Personal Character

William Bartram was a man of many contrasts and contradictions: indolent and ineffective in business, but highly motivated and successful in the study of natural history; shy and reclusive, yet willing to expose himself to dangers most contemporaries would have refused to consider.

From Henry Laurens, we get our earliest physical and psychological description of William, given while the young man was trying to make a go of his indigo plantation in Florida in 1766. Laurens describes him at the age of 27 as “of a tender and delicate frame of body and intellects.”(44) He then goes on to assess his situation in Florida:

It is worthy of note that the gloomy descriptions of Bartram’s situation were written by someone other than William (though with his encouragement) for it serves to confirm the “patience” and stoical self-sufficiency for which Bartram prided himself.
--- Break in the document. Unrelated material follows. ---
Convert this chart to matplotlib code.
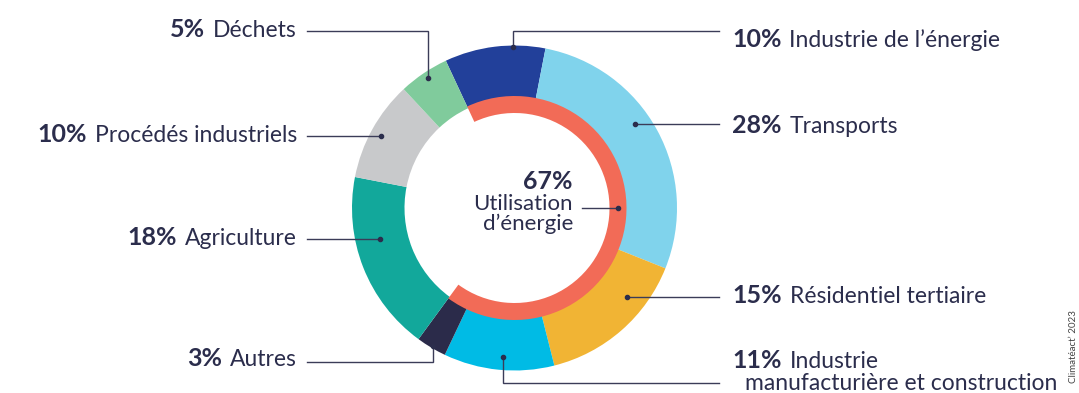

Throughout the account of his four-year southern trip, Bartram makes frequent reference to his solitary wanderings. Although at one point he compares my present situation in some degree to Nebuchadnezzar’s. when expelled from the society of man and constrained to roam in the mountains and wilderness,”(46) he is generally quite unaffected (and sometimes pleased) by his solitude. Considering the many hardships he encountered, the positive tone of his Travels is remarkable, especially when compared to other explorers accounts of roughly the same period. (47)

Bartram’s often mentioned, but infrequently discussed, Quaker background undoubtedly had an important impact on his life. The keen intellectual curiosity of both John and William is reflective of traditional Quaker values of the period. (It should be remembered that patronage support for both Bartrams came primarily from Quakers and that many of the members of the intellectual circle in which they traveled were members of the Society of Friends.) William’s modest nature and respect for his fellow man, so evident in his writings, are fully in keeping with Quaker ideals. His sympathetic view of the American Indian-to be discussed elsewhere in this report-and his relative lack of concern over personal acclaim are more easily understood when seen in the context of Quaker philosophy.
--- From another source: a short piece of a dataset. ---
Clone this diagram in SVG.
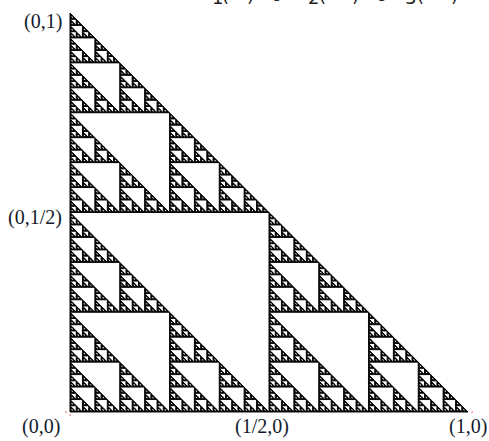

William’s views on the subject of human rights-specifically on the slavery issue-are also in line with his Quaker upbringing. John Bartram had freed his slaves, paid them a fair wage, taught them to read and write, and even shared his meals with them, so the issue of equality was far from a theoretical one for William.(48) In an illuminating document at the Pennsylvania Historical Society, we find evidence that William addressed (or at least intended to address) members of Congress on the subject sometime after 1787. (49) Reminding them of the Constitution’s assumption “that all men are born free and have an equal unalienable right to life, liberty and prosperity, etc.,” he went on to argue: “God is no respecter of Persons…The Black, White, Red and Yellow People are equally dear to him and under his protection and favour… Do we not continue in a woefull predicament by suffering the Black People who are fellow citizens of our Nation to be held in perpetual Bondage and slavery…?”(50) [See Supplement 2.] This address, written in Bartram’s own hand, reveals the depth of his convictions. One wonders what course American history might have taken had his words been heeded.
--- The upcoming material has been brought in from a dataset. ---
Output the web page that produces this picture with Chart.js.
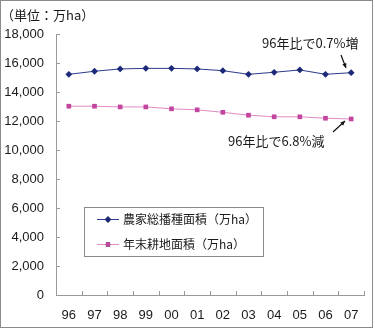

Unlike his father, William Bartram was a poor correspondent. To make matters even more difficult for historians, he rarely recorded the few letters he did write and rarely saved those he received. However, from what survives of his own writing and from the accounts of others, we can attribute such characteristics as modesty, generosity, and optimism to his personality. In a revealing letter to his nephew written in 1804, Bartram tells us much about his own views of life. “Be social and friendly to everyone even to him that hath been thy adversary,” he advised…

This unselfconscious advice must surely reflect Bartram’s own character, or at least his ideals. It ends with a postscript: “P.S. My dear James fear and adore God.”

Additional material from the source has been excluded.